On July 3, 2020, Guardian journalist Helen Davidson reported an interview with an anonymous Hong Kong human rights lawyer who said many in the legal profession are “seriously worried” about speaking to the international press and non-government organizations “[b]ecause of the massive width of the provisions”. (here) Defence lawyers are concerned about “whether legal privilege still exists” in cases under the new law. The law authorizes warrantless searches and “does not include any carve-out for lawyers and legal privilege, which would be a complete and shocking reversal of one of the most important legal protections in the common law world…[S]o we will become like mainland defence lawyers who have to worry about ourselves being arrested just for defending our clients.”

The case of Yu Wensheng, a prominent Beijing human rights lawyer, is a recent example of the targeting of mainland lawyers. On January 19, 2018, he was arrested on suspicion of “inciting subversion of state power” and “obstructing the duties of public officers”. His wife, Xu Yan, received a phone call yesterday, July 15, 2020, from prosecutors in Xuzhou City advising that her husband had been sentenced to “four years imprisonment and a further three years deprivation of political rights.” Neither she nor Yu Wensheng’s lawyer knew about the trial. Yu Wensheng was previously detained in 2014 after expressing support for Hong Kong democracy. He told Amnesty International he was tortured in detention. (here)

Hong Kong lawyers have good reason, then, to be concerned about the expansive police powers to conduct warrantless searches under Article 43(1). In addition to any authority under other laws in force in Hong Kong, the police “may also” search premises, vehicles, vessels, aircraft and electronic devices that “may contain evidence of an offence” specifically under the national security law. The Chief Executive of Hong Kong is authorized, in conjunction with the Committee for Safeguarding National Security, “to make relevant implementation rules for the purpose of applying” this search power. Such implementation rules are not subject to judicial oversight. Many Hong Kong lawyers immediately began using stronger encryption to protect electronic devices and were deleting social media accounts and chat histories according to the lawyer interviewed by Ms Davidson.

The Chief of Police in Hong Kong, Chris Tang, apparently never shy of the limelight, said the national security law was necessary “to extinguish calls for the city’s independence”. Tong Ying-kit was not the only one arrested. On July 8, 2020, journalists Greg Torode, James Pomfret and David Lague reported for Reuters that about 360 people were arrested as protests erupted in response to the new law. “China’s most open and free-wheeling city began to clam up,” they said. “Political groups disbanded. Activists fled overseas. Shops ripped down posters supporting the protests that convulsed the city last year. And public libraries pulled books written by some pro-democracy authors from their shelves.” (here)
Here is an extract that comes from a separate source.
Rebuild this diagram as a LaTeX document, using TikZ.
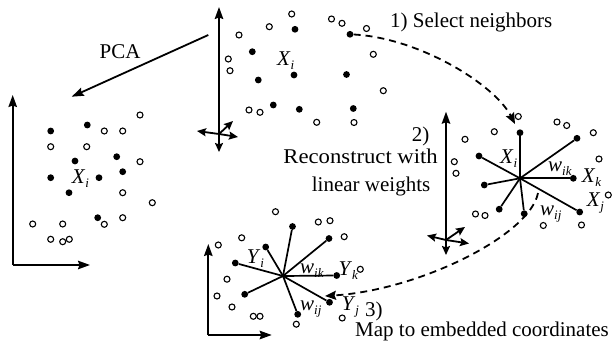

Also on July 8, 2020, Hong Kong’s education secretary, Kevin Yeung, said that Glory to Hong Kong, the anthem popularized during the pro-democracy protests last year, would be banned in public schools. (here) The announcement came at the same time as Beijing opened a high-profile national security office in the former Metropark Hotel in Causeway Bay, one of the most popular sites of the protests. At least nine books have become unavailable in Hong Kong public libraries or marked “under review” according to the South China Morning Post as reported by the BBC. (here) The books include works by Joshua Wong, a prominent pro-democracy activist, and pro-democracy politician Tanya Chan. As Joshua Rosenzweig of Amnesty International said, the aim of Beijing is to “govern Hong Kong through fear from this point forward.” (here)

On July 14, 2020, The New York Times announced (here) that it will relocate its digital news operation to Seoul, South Korea, over the next year. The editors concluded that another base of operations in the region is needed given the challenges that employees have faced in securing work permits in China, challenges that are commonplace there but rarely a problem in Hong Kong. “China’s sweeping new national security law in Hong Kong has created a lot of uncertainty about what the new rules will mean to our operation and our journalism,” the editors said in a memorandum. “We feel it is prudent to make contingency plans and begin to diversify our editing staff around the region.” However, correspondents will remain in Hong Kong to cover the city and region.

But, the fight against Beijing’s grip of repression is not over. On July 13, 2020, pro-democracy activist Nathan Law, who left Hong Kong for London, said Hong Kongers will never give up. “We aren’t fractured.” he said. “On the contrary, we’re well-equipped to face the next difficult battle.” (here) The same day, Hong Kong voters defied Beijing at the polls, endorsing protest leaders in an unofficial primary for the city’s pro-democracy camp. Hundreds of thousands of people chose “avowedly pro-democracy candidates” to run in citywide elections this year. “So many people came out to vote despite the threat that it may violate the national security law,” said candidate Lester Shum. “That means Hong Kong people have still not given up.” In the face of Beijing’s tightening grip, one remaining avenue they say “is to capture a majority in the legislature in September.” (here)

There is, however, one other avenue. The tradition of the common law has been continuously practiced in Hong Kong for over 170 years. Imbued with life by the substantive law and the rules of equity, preserved by Article 8 of the Basic Law, Hong Kong has a well-developed commercial case law and is party to over 260 multilateral treaties and over 250 bilateral agreements covering taxation, free trade and investment. The international legal profession that is heir to the British system of justice is the other avenue – an enduring legacy beyond Causeway Bay. We are one with Hong Kong as compatriots of the common law.